Currently our skaters must wear masks as they enter and exit the arena but they are able take them off while skating. While we are still social distancing and not able to skate attached, we are working hard with our skaters on their individual skating skills and also finding creative ways to choreograph programs.
For now we are also trying to do most of our off ice training online over zoom to minimize the time we spend at the rink.
With so many unknowns this year, we are taking the time to focus on individual skating skills and speed and power. We had a lot of new skaters from out of club joining our program this season. So it is actually been a bit of a blessing to be able to have the time to get back to basics.
Coming off their National Championship win, our Novice team has been working very hard on improving speed and power and are looking to continue to build on last seasons' successes. Our Junior team has ten returning athletes and twelve new skaters – many of which are from our Novice team last year. There is a strong possibility it will be primarily a domestic competitive season this year. Our goals continue to make improvements from competition to competition and have consistent and strong performances.
For our younger teams, it is always more about their individual development in the sport and building a strong foundation for the future.
We are excited about what our teams will be able to bring to the table when the competitive season is back up and running. We will be ready!
Inclusion is something that is incredibly important to us at Gold Ice and to me as a coach. In a team sport, skaters must show respect to every one of their teammates in order to be able to work together towards common goals.
At Gold Ice, we are very lucky to have an incredibly diverse group of skaters so it is important for us to celebrate this. We do this by carefully thinking through our music, costume, hair and makeup selection, but also in ensuring all team members feel included and important to the success of the team. Every skater must feel valued and heard.

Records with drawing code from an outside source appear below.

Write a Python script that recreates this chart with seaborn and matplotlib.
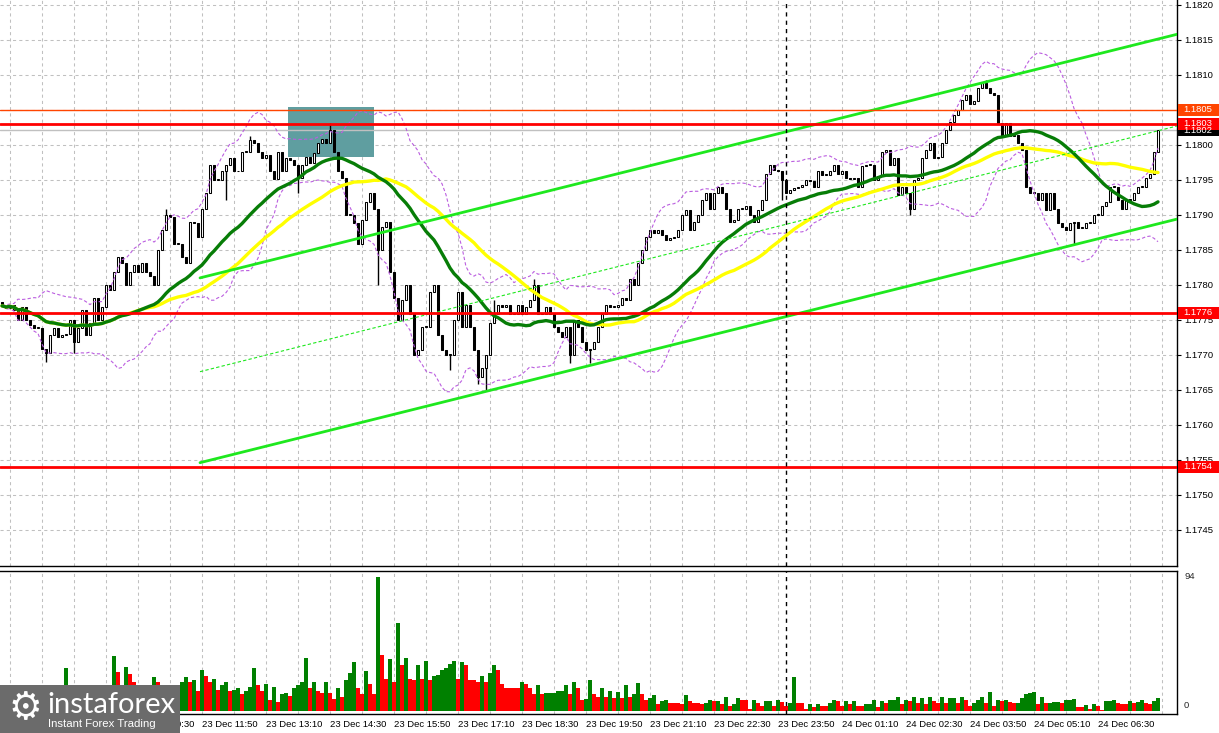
import numpy as np
import pandas as pd
import matplotlib
matplotlib.use("Agg")
import matplotlib.pyplot as plt
from matplotlib.patches import Rectangle
import seaborn as sns

# =========================================================
# STYLE
# =========================================================
sns.set_style("white")
plt.rcParams['font.family'] = ['Liberation Sans', 'DejaVu Sans']

# =========================================================
# DATA  (EUR/USD M5, 23 Dec 07:40 -> 24 Dec 07:45)
# =========================================================
first_open = 1.17775

closes = [
    1.17770, 1.17767, 1.17771, 1.17764, 1.17750, 1.17768, 1.17750, 1.17743, 1.17738, 1.17739,
    1.17709, 1.17702, 1.17729, 1.17738, 1.17726, 1.17728, 1.17730, 1.17750, 1.17719, 1.17739,
    1.17764, 1.17728, 1.17745, 1.17781, 1.17750, 1.17769, 1.17800, 1.17793, 1.17819, 1.17840,
    1.17831, 1.17800, 1.17819, 1.17828, 1.17819, 1.17831, 1.17819, 1.17812, 1.17800, 1.17850,
    1.17878, 1.17900, 1.17897, 1.17859, 1.17859, 1.17840, 1.17831, 1.17890, 1.17888, 1.17869,
    1.17909, 1.17931, 1.17971, 1.17950, 1.17950, 1.17962, 1.17971, 1.17981, 1.17962, 1.17962,
    1.17990, 1.17990, 1.18007, 1.18003, 1.17990, 1.17981, 1.17986, 1.17962, 1.17951, 1.17990,
    1.17962, 1.17981, 1.17978, 1.17971, 1.17952, 1.17971, 1.17983, 1.17974, 1.17988, 1.18002,
    1.18009, 1.18002, 1.18021, 1.17990, 1.17962, 1.17952, 1.17900, 1.17900, 1.17888, 1.17859,
    1.17893, 1.17919, 1.17931, 1.17909, 1.17850, 1.17883, 1.17890, 1.17819, 1.17781, 1.17750,
    1.17778, 1.17800, 1.17759, 1.17700, 1.17707, 1.17740, 1.17740, 1.17790, 1.17800, 1.17728,
    1.17707, 1.17700, 1.17700, 1.17750, 1.17790, 1.17740, 1.17771, 1.17740, 1.17707, 1.17669,
    1.17681, 1.17700, 1.17745, 1.17759, 1.17771, 1.17769, 1.17771, 1.17759, 1.17759, 1.17771,
    1.17759, 1.17769, 1.17778, 1.17800, 1.17759, 1.17759, 1.17769, 1.17759, 1.17740, 1.17733,
    1.17726, 1.17740, 1.17700, 1.17750, 1.17740, 1.17719, 1.17707, 1.17709, 1.17719, 1.17740,
    1.17759, 1.17771, 1.17769, 1.17769, 1.17771, 1.17781, 1.17778, 1.17809, 1.17800, 1.17831,
    1.17850, 1.17869, 1.17878, 1.17874, 1.17878, 1.17871, 1.17864, 1.17867, 1.17869, 1.17878,
    1.17900, 1.17907, 1.17878, 1.17890, 1.17900, 1.17921, 1.17931, 1.17909, 1.17931, 1.17940,
    1.17931, 1.17909, 1.17890, 1.17893, 1.17909, 1.17909, 1.17912, 1.17900, 1.17890, 1.17907,
    1.17921, 1.17959, 1.17971, 1.17964, 1.17962, 1.17950, 1.17931, 1.17936, 1.17938, 1.17940,
    1.17943, 1.17950, 1.17948, 1.17940, 1.17962, 1.17957, 1.17957, 1.17962, 1.17971, 1.17959,
    1.17962, 1.17952, 1.17951, 1.17952, 1.17940, 1.17970, 1.17971, 1.17971, 1.17950, 1.17955,
    1.17990, 1.17993, 1.17971, 1.17981, 1.17928, 1.17940, 1.17931, 1.17909, 1.17950, 1.17952,
    1.17981, 1.17993, 1.18002, 1.17981, 1.17983, 1.18002, 1.18021, 1.18033, 1.18043, 1.18050,
    1.18064, 1.18071, 1.18059, 1.18062, 1.18081, 1.18088, 1.18081, 1.18074, 1.18071, 1.18031,
    1.18012, 1.18031, 1.18012, 1.18014, 1.18002, 1.17993, 1.17940, 1.17931, 1.17931, 1.17921,
    1.17931, 1.17907, 1.17931, 1.17909, 1.17888, 1.17883, 1.17878, 1.17888, 1.17890, 1.17881,
    1.17881, 1.17888, 1.17888, 1.17900, 1.17900, 1.17912, 1.17919, 1.17940, 1.17940, 1.17921,
    1.17909, 1.17921, 1.17921, 1.17931, 1.17940, 1.17940, 1.17952, 1.17959, 1.17990, 1.18021,
]

# long wicks (bar index -> price)
wick_high = {41: 1.17909, 62: 1.18012, 82: 1.18031, 123: 1.17778, 133: 1.17809, 246: 1.18092}
wick_low = {11: 1.17690, 18: 1.17702, 56: 1.17921, 74: 1.17931, 94: 1.17800, 112: 1.17678,
            119: 1.17659, 121: 1.17650, 142: 1.17688, 147: 1.17688, 195: 1.17921,
            227: 1.17900, 268: 1.17859}

volumes = [
    9, 7, 10, 8, 11, 9, 12, 10, 8, 13,
    11, 9, 12, 10, 14, 12, 30.2, 17.9, 17.9, 12,
    17.9, 14, 12, 12, 13, 17.9, 15, 17.9, 38.7, 27.1,
    14, 31.1, 26.2, 20.6, 14, 12, 13, 12, 24.1, 20.0,
    17.9, 17.9, 15, 14, 16, 20.0, 24.1, 20.6, 22.0, 13.7,
    29.0, 24.8, 20.6, 22.7, 14.4, 17.9, 20.0, 13.7, 14.4, 15.8,
    11.6, 13.7, 16.5, 30.4, 17.9, 13.7, 18.6, 7.4, 16.5, 6.0,
    11.6, 12.3, 10.2, 15.8, 17.9, 20.6, 37.4, 15.8, 20.0, 13.7,
    12.3, 20.0, 12.3, 8.1, 15.8, 9.5, 22.0, 26.9, 34.6, 15.8,
    11.6, 28.3, 18.6, 11.6, 94, 39.4, 22.7, 36.7, 20.6, 61.7,
    32.5, 37.4, 22.7, 22.0, 32.5, 22.7, 35.3, 22.0, 24.8, 25.2,
    29.0, 30.4, 33.2, 35.3, 22.7, 34.6, 32.5, 22.0, 22.0, 20.0,
    24.8, 20.0, 26.9, 32.5, 29.0, 18.6, 15.8, 15.8, 15.8, 15.8,
    20.0, 18.6, 15.8, 11.6, 17.9, 11.6, 12.3, 12.5, 12.7, 13.7,
    14.0, 17.9, 11.6, 20.0, 15.8, 7.4, 8.1, 22.0, 11.6, 10.0,
    15.8, 9.7, 13.9, 9.0, 13.2, 9.0, 18.1, 9.7, 11.8, 19.5,
    11.8, 7.7, 9.0, 11.1, 4.9, 7.0, 7.7, 5.6, 5.6, 5.6,
    4.9, 11.1, 7.0, 5.6, 5.6, 4.9, 5.6, 7.7, 7.0, 7.3,
    4.9, 9.7, 3.5, 4.9, 9.0, 7.7, 7.7, 1.4, 7.7, 5.6,
    3.5, 7.0, 7.3, 3.5, 7.7, 6.3, 3.5, 5.6, 23.7, 5.6,
    5.6, 1.4, 4.9, 2.8, 4.9, 3.5, 3.5, 5.6, 7.7, 7.0,
    3.5, 7.0, 4.9, 7.0, 3.5, 3.5, 4.9, 5.2, 7.7, 2.8,
    7.0, 5.6, 7.7, 8.0, 9.7, 4.9, 7.7, 7.0, 9.7, 5.6,
    9.0, 4.9, 9.7, 7.0, 5.6, 9.7, 5.6, 9.0, 9.3, 5.6,
    9.7, 7.7, 3.5, 5.6, 7.7, 9.7, 5.6, 13.2, 3.5, 7.7,
    7.0, 7.7, 6.3, 5.6, 5.9, 9.0, 11.8, 12.5, 13.2, 4.9,
    9.7, 5.6, 5.8, 6.0, 6.2, 5.6, 7.7, 7.9, 8.1, 2.8,
    2.8, 4.2, 1.4, 4.9, 3.5, 0.7, 7.0, 7.2, 7.4, 5.6,
    4.9, 4.9, 7.0, 5.6, 6.3, 7.7, 5.6, 4.9, 7.0, 9.0,
]

# time scale labels (first one sits under the logo)
time_labels = ["23 Dec 10:30", "23 Dec 11:50", "23 Dec 13:10",
               "23 Dec 14:30", "23 Dec 15:50", "23 Dec 17:10", "23 Dec 18:30", "23 Dec 19:50",
               "23 Dec 21:10", "23 Dec 22:30", "23 Dec 23:50", "24 Dec 01:10", "24 Dec 02:30",
               "24 Dec 03:50", "24 Dec 05:10", "24 Dec 06:30"]
first_label_bar = 34

price_ticks = [1.1745, 1.1750, 1.1755, 1.1760, 1.1765, 1.1770, 1.1775, 1.1780,
               1.1785, 1.1790, 1.1795, 1.1800, 1.1805, 1.1810, 1.1815, 1.1820]

red_levels = [1.1803, 1.1776, 1.1754]
orange_level = 1.1805
last_price = 1.18021
separator_bar = 196

# trend channel drawn on the chart (bar, price)
channel_bars = [49.5, 293.75]
channel_upper = [1.17810, 1.18158]
channel_lower = [1.17546, 1.17894]
channel_mid = [1.17676, 1.18027]

# highlighted zone
zone_bars = [71.5, 93.0]
zone_prices = [1.17983, 1.18054]

# =========================================================
# FRAME
# =========================================================
W, H = 1219, 733
fig = plt.figure(figsize=(W / 100, H / 100), dpi=100)
ax = fig.add_axes([0, (H - 566) / H, 1177 / W, 566 / H])
axv = fig.add_axes([0, (H - 714) / H, 1177 / W, (714 - 571) / H])

x_lim = (-0.5, 293.75)

# =========================================================
# CANDLES
# =========================================================
df = pd.DataFrame({'close': closes})
df['open'] = [first_open] + closes[:-1]
df['high'] = df[['open', 'close']].max(axis=1)
df['low'] = df[['open', 'close']].min(axis=1)
for k, v in wick_high.items():
    df.loc[k, 'high'] = max(v, df.loc[k, 'high'])
for k, v in wick_low.items():
    df.loc[k, 'low'] = min(v, df.loc[k, 'low'])

bars = np.arange(len(df))
up = (df['close'] >= df['open']).values
body = (df['close'] - df['open']).abs().clip(lower=0.000012).values
bottom = df[['open', 'close']].min(axis=1).values

ax.vlines(bars, df['low'], df['high'], color='black', lw=1, zorder=3)
ax.bar(bars[up], body[up], bottom=bottom[up], width=0.6, color='white',
       edgecolor='black', linewidth=0.75, zorder=3.1)
ax.bar(bars[~up], body[~up], bottom=bottom[~up], width=0.6, color='black',
       edgecolor='black', linewidth=0.75, zorder=3.1)

# =========================================================
# INDICATORS
# =========================================================
s = df['close']
ma_fast = s.rolling(30, min_periods=1).mean()
ma_slow = s.rolling(50, min_periods=1).mean()
bb_mid = s.rolling(20, min_periods=1).mean()
bb_std = s.rolling(20, min_periods=1).std(ddof=0)

for band in (bb_mid + 2 * bb_std, bb_mid - 2 * bb_std):
    ax.plot(bars, band.values, color='#bb5ee0', lw=0.8, ls=(0, (3, 2)), zorder=4)

sns.lineplot(x=bars, y=ma_slow.values, ax=ax, color='#ffff00', lw=2.4, zorder=4.2)
sns.lineplot(x=bars, y=ma_fast.values, ax=ax, color='#077d07', lw=2.4, zorder=4.3)

# =========================================================
# OBJECTS
# =========================================================
ax.add_patch(Rectangle((zone_bars[0], zone_prices[0]), zone_bars[1] - zone_bars[0],
                       zone_prices[1] - zone_prices[0], fc='#5f9ea0', ec='none', zorder=1.5))

ax.plot(channel_bars, channel_upper, color='#1ee81e', lw=2, zorder=5)
ax.plot(channel_bars, channel_lower, color='#1ee81e', lw=2, zorder=5)
ax.plot(channel_bars, channel_mid, color='#1ee81e', lw=0.8, ls=(0, (3, 2)), zorder=5)

ax.axhline(orange_level, color='#ff4500', lw=1, zorder=5)
ax.axhline(last_price, color='#c0c0c0', lw=1, zorder=2)
for lvl in red_levels:
    ax.axhline(lvl, color='#ff0000', lw=2, zorder=5)

# =========================================================
# VOLUMES
# =========================================================
vol = pd.Series(volumes, dtype=float)
rising = (vol.diff().fillna(0) > 0).values
vol_col = ['#008000' if r else '#ff0000' for r in rising]
axv.bar(bars, vol.values, width=0.8, color=vol_col, linewidth=0, zorder=3)

for a in (ax, axv):
    a.axvline(separator_bar, color='black', lw=1, ls=(0, (3, 3)), zorder=6)

# =========================================================
# GRID / AXES
# =========================================================
grid_kw = dict(color='#c0c0c0', lw=0.75, ls=(0, (3, 3)), zorder=0.5)
for b in range(2, 294, 8):
    ax.axvline(b, **grid_kw)
    axv.axvline(b, **grid_kw)
for p in price_ticks:
    ax.axhline(p, **grid_kw)

ax.set_xlim(*x_lim)
axv.set_xlim(*x_lim)
ax.set_ylim(1.173984, 1.18207)
axv.set_ylim(-2.1, 98.2)

for a in (ax, axv):
    for side in ('left', 'top', 'right', 'bottom'):
        a.spines[side].set_visible(True)
        a.spines[side].set_color('black')
        a.spines[side].set_linewidth(1)
    a.spines['left'].set_visible(False)
ax.spines['top'].set_visible(False)

ax.yaxis.tick_right()
ax.set_yticks(price_ticks)
ax.set_yticklabels([f"{p:.4f}" for p in price_ticks])
ax.tick_params(axis='y', length=3, width=0.8, pad=2, labelsize=6.8, colors='black')
ax.set_xticks([])
ax.set_xlabel('')
ax.set_ylabel('')

tick_bars = [first_label_bar + 16 * k for k in range(len(time_labels))]
axv.set_yticks([])
axv.set_xticks(tick_bars)
axv.set_xticklabels(time_labels)
axv.tick_params(axis='x', length=3, width=0.8, pad=1, labelsize=6.8, colors='black')
for lab in axv.get_xticklabels():
    lab.set_ha('left')
axv.set_xlabel('')
axv.set_ylabel('')

ytr = axv.get_yaxis_transform()
axv.text(1.006, 94, '94', transform=ytr, fontsize=6.8, va='center', ha='left', clip_on=False)
axv.text(1.006, 4.2, '0', transform=ytr, fontsize=6.8, va='center', ha='left', clip_on=False)

# coloured price tags on the right scale
ptr = ax.get_yaxis_transform()


def price_tag(price, text, bg):
    ax.add_patch(Rectangle((1 + 1 / 1177, price - 0.000082), 42 / 1177, 0.000164,
                           transform=ptr, fc=bg, ec='none', clip_on=False, zorder=9))
    ax.text(1 + 6 / 1177, price, text, transform=ptr, fontsize=6.8, color='white',
            va='center', ha='left', clip_on=False, zorder=10)


price_tag(orange_level, f"{orange_level:.4f}", '#ff4500')
price_tag(last_price, f"{last_price:.4f}", '#000000')
for lvl in red_levels:
    price_tag(lvl, f"{lvl:.4f}", '#ff0000')

# =========================================================
# LOGO
# =========================================================
fig.patches.append(Rectangle((0, 0), 180 / W, 48 / H, transform=fig.transFigure,
                             fc='#6b6b6b', ec='none', zorder=20))
fig.text(25 / W, (H - 709) / H, '\u2699', family='DejaVu Sans', fontsize=27,
         color='white', ha='center', va='center', zorder=21)
fig.text(47 / W, (H - 713) / H, 'instaforex', family='Lato', fontsize=21,
         color='white', ha='left', va='baseline', zorder=21)
fig.text(48 / W, (H - 727) / H, 'Instant Forex Trading', fontsize=8.2,
         color='white', ha='left', va='baseline', zorder=21)

fig.savefig('out.png', dpi=100)
plt.close(fig)
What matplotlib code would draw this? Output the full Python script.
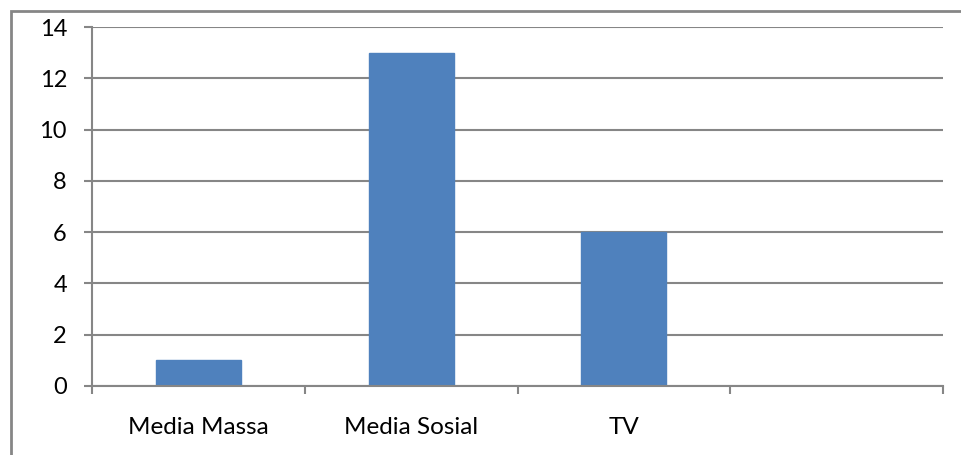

I think as individuals and especially as leaders in our sport, it is important to always be educating ourselves and remain open minded. As human beings, we are far from perfect and have so much to learn. This year more than ever we have learned how important it is to ask honest and tough questions.
Oh gosh, so much. Where do I even start?
I think team sports/activities are so important for teaching many valuable life lessons. Synchro has taught me how to come together with a group of unique personalities to work hard towards a common goal. Teamwork, commitment, and perseverance. To be honest I have learned just as much, if not more, from my “failures” than I have from my “wins.” These are all such important lessons that have helped me outside of the rink as well. And not to mention time-management skills that I picked up while participating in a competitive sport throughout my university career. That part especially has come in handy now that I am balancing a family life with my husband and one-year old daughter alongside a busy coaching career.
As a coach, synchro has taught me how to communicate effectively, the value of patience, and how to identify and be sensitive to everyone’s individual learning styles. I think when you are able to value and celebrate the uniqueness that each skater brings to the team, that’s when you can truly be unstoppable. That is what I love most about this sport.
Do it! Synchronized Skating is such a unique sport that provides athletes with the opportunity to compete at a competitive level throughout their high school and university careers and beyond.
Competing as a part of a team does bring with it many challenges, so if I had one piece of advice, it would be to approach every training session as an opportunity to be better than you were the day before. Face challenges head on and see them as an opportunity to improve yourself as an athlete and skater. If every athlete on the team is showing up at practice wanting to be the very best they can be, it elevates the team as a whole.
As a coach, I am never frustrated if a skater comes to me asking what they can improve upon. It shows that they are taking accountability for their own development.
Synchro is growing in Canada, especially in the competitive categories. Just a few seasons ago we only had two Junior teams remaining. Since then, the category has now grown to eight teams and we are also seeing more and more Novice level teams as well.
Because of how large our country is geographically, it can be challenging for new clubs to form and have enough competitive opportunities. The sport in Canada can also be quite expensive as there is little funding available. We are lucky to have three incredibly strong Senior teams in Canada, however it would be great to see this category develop as well to keep more athletes training at a competitive level for longer.
For this season, it is really about making sure that all of our skaters and teams continue to feel challenged and motivated. We are looking at new ways to provide performance opportunities and how we can set short term goals as the competitive season is still undetermined.
In the future, I am focused on working to develop our grassroots level teams that feed into our more competitive levels. Our skating club is growing and we want to be able to provide more opportunities for our newest skaters to experience synchronized skating from a young age.
Thank you so much for this opportunity to share a little about myself and why I am so passionate about our sport. This is such a strange and challenging time for so many of us, however it has been incredible to be able to witness how our community is coming together to think outside the box and continue to do what we love. Honestly, if we can get through this season, we can conquer any obstacle that comes our way.